Being blessed to have been born here, thrive here, grow old here; there is nothing else like it on this planet. It is dear to my heart. I am forever awed by the Sovereign grace that has brought us thus far. We could have lost this republic. It has cost us dearly, but it has prevailed, freedom has prevailed. God has surely protected us.
This week, July 9th, to be exact, another country was born...Southern Sudan. That country is not as developed as we are. It's people have suffered much and have survived through many, many years of brutal civil war. Yesterday they celebrated their new country with flags newly designed and flying high, a soccer game with Kenya and visiting dignitaries. Jubilant citizens everywhere.
Just last month, however, there was intense fighting on their border, dozens of civilians were killed and 60,000 displaced. Two churches that had been built since their citizens voted for freedom, were burned, destroyed. The villages around them filled with soldiers from the north.
It is not a simple freedom. There is vast oil production in the south...there is hostile hatred from many enemies that would want to thwart their joy. Yet..they still celebrate. Hope is high.
Here in our America the beautiful, we picnic and shoot off fireworks and decorate in our red, white and blue. It's a festive, fun and familiar event. Let us never forget that indeed, "Freedom is not free" and in our joy not to forget the new born babe of a country that despite it's peril still celebrates with as much, if not more, gusto than we do.

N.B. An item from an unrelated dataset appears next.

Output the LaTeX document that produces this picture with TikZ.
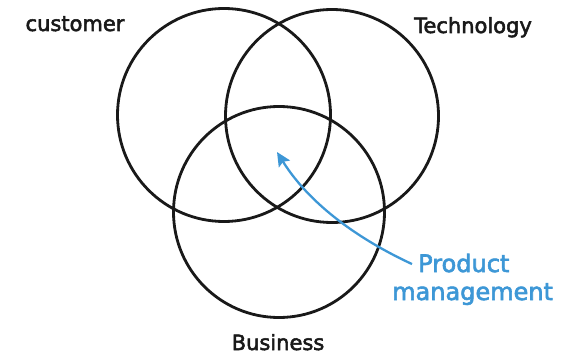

Any battle, any conflict could have tipped our freedom's scales, but it did not. We, we blessed and
complex citizens, different in so many ways, united by a portion of land that touches two oceans and carries the weight of many mountains, spread dry with dramatic deserts, touched gently by forests and valleys, slapped alert by boisterous cities...We have so much just to behold, Let us bow our heads for a new idea of freedom in a far off place, 100,000 of their people enslaved to the north and an enemy that wants danger to be their bedfellow. Let us be thankful first for our nation. Then let us ask for Southern Sudan to be given a chance to grow as we have...give them peace. May they sing," Southern Sudan, the Beautiful" someday!